Small pool – Wife’s superior marital and post-separation contributions (including her six years of primary care of the parties’ disabled child) undervalued by trial judge– Adjustment made for wife under s 75(2) (to take account of the cost of future care) was also inadequate
In Causey [2018] FamCAFC 81 (19 April 2018) Murphy J, sitting in the appellate jurisdiction of the Family Court of Australia, heard the wife’s appeal against a 70:30 property division made by Judge Turner at an undefended hearing in respect of a 22 year marriage. The parties had four children, the youngest of whom (who was still living with the wife) suffered from autism spectrum disorder, attention deficit hyperactivity disorder and an intellectual impairment.
Judge Turner determined the case at an undefended hearing, the husband having filed no material. While the husband had made no disclosure the Court found the net pool to be $266,160 including superannuation. It ordered that the wife retain the home but pay the husband $21,613. The parties were to retain their personal possessions of which the husband’s super was $58,236 (22 per cent of the pool). The wife’s marital and six years of post-separation contributions were assessed as an adjustment in her favour of 10 per cent, a further 10 per cent adjustment being made for her under s 75(2).

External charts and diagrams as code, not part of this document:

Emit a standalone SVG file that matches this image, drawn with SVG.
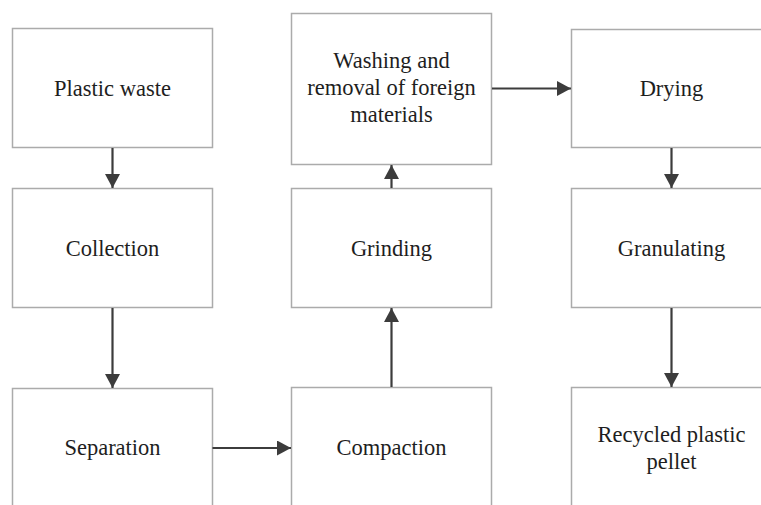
<svg xmlns="http://www.w3.org/2000/svg" width="761" height="505" viewBox="0 0 761 505">
  <defs>
    <marker id="arrow" viewBox="0 0 14 15" refX="14" refY="7.5" markerWidth="14" markerHeight="15" markerUnits="userSpaceOnUse" orient="auto">
      <path d="M0,0 L14,7.5 L0,15 Z" fill="#3c3c3c"/>
    </marker>
  </defs>
  <style>
    .box { fill: #ffffff; stroke: #ababab; stroke-width: 1.5; }
    .label { font-family: 'Liberation Serif', 'Times New Roman', Times, serif; font-size: 22.5px; fill: #1e1e1e; text-anchor: middle; }
    .edge { stroke: #3c3c3c; stroke-width: 2.2; fill: none; marker-end: url(#arrow); }
  </style>
  <rect width="761" height="505" fill="#ffffff"/>

  <g id="plastic-waste">
    <rect class="box" x="12.5" y="28.5" width="200" height="119"/>
    <text class="label" x="112.5" y="96">Plastic waste</text>
  </g>
  <g id="collection">
    <rect class="box" x="12.5" y="188.5" width="200" height="119"/>
    <text class="label" x="112.5" y="256">Collection</text>
  </g>
  <g id="separation">
    <rect class="box" x="12.5" y="388.5" width="200" height="130"/>
    <text class="label" x="112.5" y="455">Separation</text>
  </g>
  <g id="compaction">
    <rect class="box" x="291.5" y="387.5" width="200" height="130"/>
    <text class="label" x="391.5" y="455">Compaction</text>
  </g>
  <g id="grinding">
    <rect class="box" x="291.5" y="188.5" width="200" height="119"/>
    <text class="label" x="391.5" y="256">Grinding</text>
  </g>
  <g id="washing">
    <rect class="box" x="291.5" y="13.5" width="200" height="151"/>
    <text class="label" x="391.5" y="68">Washing and</text>
    <text class="label" x="391.5" y="95">removal of foreign</text>
    <text class="label" x="391.5" y="122">materials</text>
  </g>
  <g id="drying">
    <rect class="box" x="571.5" y="29.5" width="200" height="118"/>
    <text class="label" x="671.5" y="96">Drying</text>
  </g>
  <g id="granulating">
    <rect class="box" x="571.5" y="188.5" width="200" height="119"/>
    <text class="label" x="671.5" y="256">Granulating</text>
  </g>
  <g id="recycled-pellet">
    <rect class="box" x="571.5" y="387.5" width="200" height="130"/>
    <text class="label" x="671.5" y="442">Recycled plastic</text>
    <text class="label" x="671.5" y="468.5">pellet</text>
  </g>

  <g id="connectors">
    <line class="edge" x1="112.5" y1="148" x2="112.5" y2="188"/>
    <line class="edge" x1="112.5" y1="308" x2="112.5" y2="388"/>
    <line class="edge" x1="212.5" y1="448" x2="291" y2="448"/>
    <line class="edge" x1="391.5" y1="387" x2="391.5" y2="308"/>
    <line class="edge" x1="391.5" y1="188" x2="391.5" y2="165"/>
    <line class="edge" x1="492" y1="88.5" x2="571" y2="88.5"/>
    <line class="edge" x1="671.5" y1="148" x2="671.5" y2="188"/>
    <line class="edge" x1="671.5" y1="308" x2="671.5" y2="387"/>
  </g>
</svg>
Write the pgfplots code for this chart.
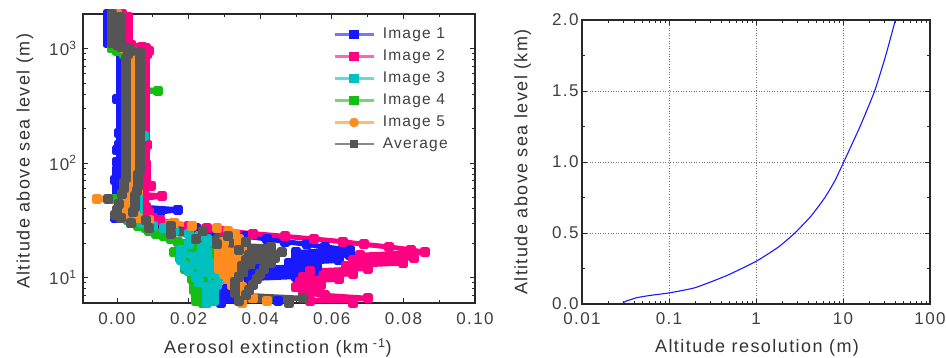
\documentclass[border=0pt]{standalone}
\usepackage{pgfplots}
\pgfplotsset{compat=1.18}
\usepackage{pgfplotstable}
\usepackage{fontspec}
\setmainfont{Liberation Sans}[LetterSpace=8]
\definecolor{cA}{RGB}{25,25,255}
\definecolor{cB}{RGB}{255,0,130}
\definecolor{cC}{RGB}{0,192,192}
\definecolor{cD}{RGB}{20,190,20}
\definecolor{cE}{RGB}{255,140,30}
\definecolor{cF}{RGB}{85,85,85}
\definecolor{frame}{RGB}{40,40,40}

\pgfplotstableread{
alt b p c g o a
2000 -0.0025 0.0015 0.000 -0.001 0.000 -0.0013
1880 -0.001 0.003 0.001 0.000 0.001 0.001
1770 -0.0025 0.0015 0.000 -0.001 0.000 -0.0013
1670 -0.001 0.003 0.001 0.000 0.001 0.001
1580 -0.0025 0.0015 0.000 -0.0015 0.000 -0.0013
1490 -0.001 0.003 0.001 0.000 0.001 0.001
1410 -0.0025 0.0015 0.000 -0.001 0.000 -0.0013
1330 -0.001 0.003 0.001 0.000 0.001 0.001
1260 -0.0025 0.0015 0.000 -0.001 0.000 -0.0013
1190 -0.001 0.003 0.001 0.000 0.001 0.001
1120 -0.0025 0.0015 0.000 -0.0015 0.000 -0.0013
1080 -0.0015 0.004 0.000 -0.0015 0.000 0.000
1040 -0.001 0.007 0.001 -0.001 0.001 0.001
1000 0.000 0.008 0.002 -0.0015 0.002 0.003
960 0.001 0.009 0.004 0.000 0.004 0.004
930 0.001 0.008 0.005 0.002 0.005 0.0065
890 0.0015 0.0085 0.004 0.002 0.004 0.003
850 0.003 0.0078 0.006 0.005 0.006 0.0065
803 0.001 0.0055 0.004 0.003 0.004 0.0025
758 0.003 0.0078 0.006 0.005 0.006 0.0065
716 0.001 0.0055 0.004 0.003 0.004 0.0025
676 0.003 0.0078 0.006 0.005 0.006 0.0065
639 0.001 0.0055 0.004 0.003 0.004 0.0025
603 0.003 0.0078 0.006 0.005 0.006 0.0065
570 0.001 0.0055 0.004 0.003 0.004 0.0025
538 0.003 0.0078 0.006 0.005 0.006 0.0065
508 0.001 0.0055 0.004 0.003 0.004 0.0025
480 0.003 0.0078 0.006 0.005 0.006 0.0065
453 0.001 0.0055 0.004 0.003 0.004 0.0025
428 0.003 0.0078 0.006 0.0115 0.006 0.0065
404 0.001 0.0055 0.004 0.003 0.004 0.0025
382 0.003 0.0078 0.006 0.005 0.006 0.0065
361 0.000 0.0055 0.004 0.003 0.004 0.0025
341 0.003 0.0078 0.006 0.005 0.006 0.0065
322 0.001 0.0055 0.004 0.003 0.004 0.0025
304 0.003 0.0078 0.006 0.005 0.006 0.0065
287 0.001 0.0055 0.004 0.003 0.004 0.0025
271 0.003 0.0078 0.006 0.005 0.006 0.0065
256 0.001 0.0055 0.004 0.003 0.004 0.0025
242 0.003 0.0078 0.006 0.005 0.006 0.0065
229 0.001 0.0055 0.004 0.003 0.004 0.0025
216 0.003 0.0078 0.006 0.005 0.006 0.0065
204 0.001 0.0055 0.004 0.003 0.004 0.0025
193 0.003 0.0078 0.006 0.005 0.006 0.0065
182 0.0005 0.0055 0.004 0.003 0.004 0.0025
172 0.003 0.0078 0.0075 0.005 0.006 0.0065
162.5 0.001 0.0055 0.004 0.003 0.004 0.0025
153.5 0.003 0.0078 0.006 0.005 0.006 0.0065
145 0.0005 0.0085 0.004 0.003 0.004 0.0025
137 0.003 0.0078 0.006 0.005 0.006 0.0065
129 0.000 0.0055 0.004 0.003 0.004 0.0025
122 0.003 0.0078 0.006 0.005 0.006 0.0065
115.5 0.001 0.0055 0.004 0.003 0.004 0.0025
109 0.003 0.0078 0.006 0.005 0.006 0.0065
103 0.000 0.0055 0.004 0.003 0.004 0.0025
97.8 0.001 0.008 0.006 0.005 0.006 0.0065
92.7 0.003 0.0055 0.004 0.003 0.004 0.0025
87.8 0.000 0.008 0.006 0.005 0.006 0.0065
83.2 0.003 0.0055 0.004 0.003 0.004 0.0025
78.9 0.000 0.008 0.006 0.005 0.006 0.006
74.7 0.003 0.0055 0.004 0.003 0.004 0.0025
70.8 -0.0005 0.008 0.006 0.005 0.006 0.006
67.1 0.002 0.0055 0.004 0.003 0.004 0.002
63.6 0.000 0.0095 0.006 0.005 0.006 0.006
60.3 0.003 0.0055 0.004 0.003 0.004 0.002
57.1 0.000 0.0075 0.006 0.005 0.006 0.0055
54.1 0.003 0.0055 0.004 0.003 0.004 0.0015
51.3 0.001 0.0125 0.006 0.004 0.004 0.005
48.6 0.003 0.006 0.004 -0.001 -0.0055 -0.0025
46.1 0.001 0.0075 0.006 0.004 0.004 0.005
43.7 0.004 0.0055 0.004 0.002 0.002 0.0005
41.4 0.006 0.008 0.006 0.004 0.005 0.005
39.2 0.017 0.006 0.004 0.002 0.002 0.000
37.2 0.012 0.009 0.006 0.004 0.005 0.0045
35.2 0.0005 0.007 0.003 0.001 0.002 -0.0005
33.4 -0.0005 0.010 0.002 0.001 0.006 0.001
31.6 0.008 0.012 0.004 0.003 0.009 0.008
30.0 0.012 0.016 0.007 0.004 0.016 0.004
28.4 0.016 0.020 0.010 0.006 0.021 0.015
26.9 0.022 0.025 0.013 0.008 0.028 0.009
25.5 0.026 0.030 0.016 0.009 0.031 0.024
24.2 0.032 0.038 0.020 0.011 0.033 0.015
22.9 0.036 0.047 0.023 0.013 0.031 0.031
21.7 0.042 0.055 0.025 0.015 0.034 0.022
20.6 0.047 0.063 0.025 0.017 0.030 0.036
19.5 0.053 0.069 0.020 0.019 0.034 0.028
18.5 0.058 0.076 0.024 0.021 0.0295 0.043
17.5 0.065 0.082 0.018 0.0275 0.035 0.034
16.6 0.050 0.086 0.025 0.016 0.0285 0.046
15.7 0.065 0.068 0.018 0.0275 0.035 0.037
14.9 0.050 0.083 0.025 0.0175 0.0285 0.044
14.1 0.062 0.066 0.018 0.0275 0.034 0.036
13.4 0.048 0.080 0.026 0.019 0.0285 0.043
12.7 0.056 0.064 0.019 0.0275 0.034 0.035
12.0 0.040 0.070 0.026 0.019 0.0285 0.041
11.4 0.055 0.054 0.020 0.028 0.033 0.035
10.8 0.038 0.066 0.028 0.021 0.030 0.040
10.2 0.050 0.052 0.022 0.028 0.033 0.034
9.7 0.034 0.062 0.029 0.021 0.031 0.039
9.2 0.036 0.051 0.023 0.024 0.034 0.033
8.7 0.031 0.057 0.028 0.0215 0.032 0.038
8.2 0.033 0.050 0.025 0.024 0.035 0.033
7.8 0.029 0.056 0.027 0.0215 0.033 0.037
7.4 0.031 0.052 0.025 0.024 0.035 0.033
7.0 0.028 0.058 0.027 0.022 0.034 0.036
6.6 0.030 0.070 0.025 0.0245 0.038 0.052
6.3 0.045 0.054 0.027 0.022 0.042 0.034
6.0 0.029 0.066 0.025 0.024 0.035 0.048
}\ext

\pgfplotstableread{
r h
0.029 0.0
0.030 0.01
0.032 0.02
0.036 0.03
0.043 0.045
0.060 0.06
0.100 0.078
0.200 0.115
0.460 0.20
1.00 0.30
1.80 0.40
2.80 0.50
4.30 0.62
6.20 0.75
8.10 0.87
10.2 1.00
15.7 1.25
23.1 1.50
31.0 1.75
40.0 2.00
}\res

\pgfplotsset{
  common/.style={
    scale only axis,
    axis line style={line width=1.2pt, frame},
    every tick/.style={frame, line width=0.8pt},
    major tick length=5pt, minor tick length=3pt,
    tick label style={font=\fontsize{17}{20}\selectfont, text=black!75},
    label style={font=\fontsize{18}{20}\selectfont, text=black!80},
    scaled ticks=false,
  },
  dat/.style={forget plot, line width=5pt, line join=round, mark=square*, mark size=2.5pt, #1, mark options={#1}},
}

\begin{document}
\begin{tikzpicture}[x=1pt,y=1pt]
\path[use as bounding box] (0,0) rectangle (946,358);
\begin{axis}[common,
  at={(83pt,55pt)}, anchor=south west, width=392pt, height=289pt,
  xmin=-0.0095, xmax=0.1, ymode=log, ymin=6, ymax=2000,
  xtick={0,0.02,0.04,0.06,0.08,0.1},
  xticklabels={0.00,0.02,0.04,0.06,0.08,0.10},
  minor xtick={0.01,0.03,0.05,0.07,0.09},
  ytick={10,100,1000},
  yticklabels={10\textsuperscript{1},10\textsuperscript{2},10\textsuperscript{3}},
  minor ytick={6,7,8,9,20,30,40,50,60,70,80,90,200,300,400,500,600,700,800,900,2000},
  xticklabel style={yshift=-6pt},
  yticklabel style={xshift=-3pt},
  xlabel={Aerosol extinction (km\textsuperscript{ -1})},
  ylabel={Altitude above sea level (m)},
  xlabel style={at={(axis description cs:0.497,-0.156)}, anchor=center},
  ylabel style={at={(axis description cs:-0.148,0.49)}, anchor=center, rotate=0},
  legend cell align=left,
  legend image code/.code={\draw[#1, mark repeat=2, mark phase=2] plot coordinates {(0pt,0pt) (19.5pt,0pt) (39pt,0pt)};},
  legend style={at={(axis description cs:0.638,0.954)}, anchor=north west, draw=none, fill=none,
    inner sep=0pt, row sep=8pt, column sep=8pt,
    font=\fontsize{15.5}{18}\selectfont, text=black!75,
    nodes={inner sep=0pt, text height=11pt, text depth=3pt}},
]
\addplot[dat=cA] table[x=b,y=alt]{\ext};
\addplot[dat=cB] table[x=p,y=alt]{\ext};
\addplot[dat=cD] table[x=g,y=alt]{\ext};
\addplot[dat=cC] table[x=c,y=alt]{\ext};
\addplot[dat=cE] table[x=o,y=alt]{\ext};
\addplot[dat=cF] table[x=a,y=alt]{\ext};
\addlegendimage{cA!60, line width=2.5pt, mark=square*, mark size=3.5pt, mark options={cA}}
\addlegendentry{Image 1}
\addlegendimage{cB!60, line width=2.5pt, mark=square*, mark size=3.5pt, mark options={cB}}
\addlegendentry{Image 2}
\addlegendimage{cC!60, line width=2.5pt, mark=square*, mark size=3.5pt, mark options={cC}}
\addlegendentry{Image 3}
\addlegendimage{cD!60, line width=2.5pt, mark=square*, mark size=3.5pt, mark options={cD}}
\addlegendentry{Image 4}
\addlegendimage{cE!60, line width=2.5pt, mark=*, mark size=3.5pt, mark options={cE}}
\addlegendentry{Image 5}
\addlegendimage{cF!70, line width=2pt, mark=square*, mark size=3pt, mark options={cF}}
\addlegendentry{Average}
\end{axis}

\begin{axis}[common,
  at={(582pt,54pt)}, anchor=south west, width=348pt, height=284pt,
  xmode=log, xmin=0.01, xmax=100, ymin=0, ymax=2,
  xtick={0.01,0.1,1,10,100},
  xticklabels={0.01,0.1,1,10,100},
  minor xtick={0.02,0.03,0.04,0.05,0.06,0.07,0.08,0.09,0.2,0.3,0.4,0.5,0.6,0.7,0.8,0.9,2,3,4,5,6,7,8,9,20,30,40,50,60,70,80,90},
  ytick={0,0.5,1,1.5,2},
  yticklabels={0.0,0.5,1.0,1.5,2.0},
  minor ytick={0.25,0.75,1.25,1.75},
  grid=major,
  major grid style={black!55, line width=0.7pt, dash pattern=on 0.8pt off 1.8pt},
  xticklabel style={yshift=-5pt},
  xlabel={Altitude resolution (m)},
  ylabel={Altitude above sea level (km)},
  xlabel style={at={(axis description cs:0.503,-0.155)}, anchor=center},
  ylabel style={at={(axis description cs:-0.17,0.5)}, anchor=center, rotate=0},
]
\addplot[color=cA, line width=1.1pt, smooth, tension=0.3] table[x=r,y=h]{\res};
\end{axis}
\end{tikzpicture}
\end{document}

On appeal, Murphy J said (from [34]):
“It bears reiteration that the husband did not provide even the most basic of information required by the Act and Rules. There remains the possibility that he retains property that has not been disclosed and which he retains independent of the wife.
[35] Secondly, the uncontested evidence – which could not in any way be described as inherently improbable or not otherwise capable of being accepted was that:
- Both parties had contributed income to the family;
- The wife contributed in two roles as a homemaker and parent and as an income earner;
- The contributions by the wife as a homemaker and parent were … significantly greater than those of the husband; and
- The contributions made by the wife were made in difficult circumstances; the wife made allegations of family violence and there were four children, one with significant disabilities.
( … )
[37] Leaving aside the issue of contributions being ‘adjusted’ from some unspecified position … I … consider that her Honour’s finding … that ‘there is no evidence to support an adjustment in favour of either party, as the contributions of the parties were equal’, with respect to the period up to separation, was not reasonably open on the evidence … There was … ample uncontested evidence of an imbalance in favour of the wife.
[38] The period between separation and trial was approximately six years and as a consequence bore significance in assessing contributions over the whole of the 28 year period between cohabitation and the hearing. On any view of the contributions of the parties, based on the unchallenged evidence of the wife not otherwise impugned by her Honour, the contributions of the wife were significantly greater than those of the husband:
- The wife made significant capital contributions to the home (notably the sole realisable asset the subject of the proceedings) while the husband made none;
- The wife made significant indirect contributions to the preservation of the home while the husband made none;
- The husband provided minimal child support and owed arrears of the same. The wife was left to support herself and the parties’ child with special needs from her own resources;
- The wife contributed to the day-to-day care of the parties’ child with special needs while the husband’s day to day involvement in his care was minimal at best; and
- The wife accessed superannuation funds that would otherwise be available to her upon retirement to not only improve the parties’ only realisable asset;
- The wife provided financial assistance to the husband to establish himself post-separation; and
- The wife continued in two roles; one as a modest income-earner, the other as, effectively, a full-time carer for the disabled child.
[39] Her Honour assessed that evidence as requiring an adjustment of10 per cent – that is about $26,600. In my … opinion that assessment markedly undervalued the wife’s contributions in the post-separation period.
[40] Looking at the totality of the contributions across the entire period of approximately 28 years from the date of marriage to the date of trial, the wife’s contributions of all types were very significantly greater than those of the husband and all the more so by reference to the dollar value of the same in this very small asset and superannuation pool. The disparity of 20 per cent as assessed by her Honour equates to approximately $53,000. That markedly undervalues the disparity in contributions in this marriage.
( … )
[43] The ‘adjustment’ for the factors taken into account pursuant to s 75(2) … being assessed at 10 per cent, has a dollar value of about $26,600. …
[44] That adjustment and amount fails … to take account of the cost and arduous nature of the ongoing care of the parties’ child which will continue long into the future. That care impedes the wife from obtaining full-time work. That in turn impedes the wife from earning her way out of the financial difficulties inherent in the breakdown of this relationship.”
As to the potential for a splitting order for the husband’s superannuation, Murphy J said at [51]-[53]:
“ … [The husband’s retention of]his superannuation interest [by which] he receives about 22 per cent of the [total pool] … might be seen as generous to him. …
… [However] the wife acknowledges [that] … cooperation from the husband is likely to be non-existent … [and] effectively concedes that an order requiring the husband to facilitate a … splitting order would require … enforcement orders …
I am acutely conscious of the mandate in s 81 of the Act. ( … )”
Discretion was re-exercised, the wife to receive the home and the husband to receive no payment. The husband’s retention of his super meant an overall division of 78:22 in favour of the wife.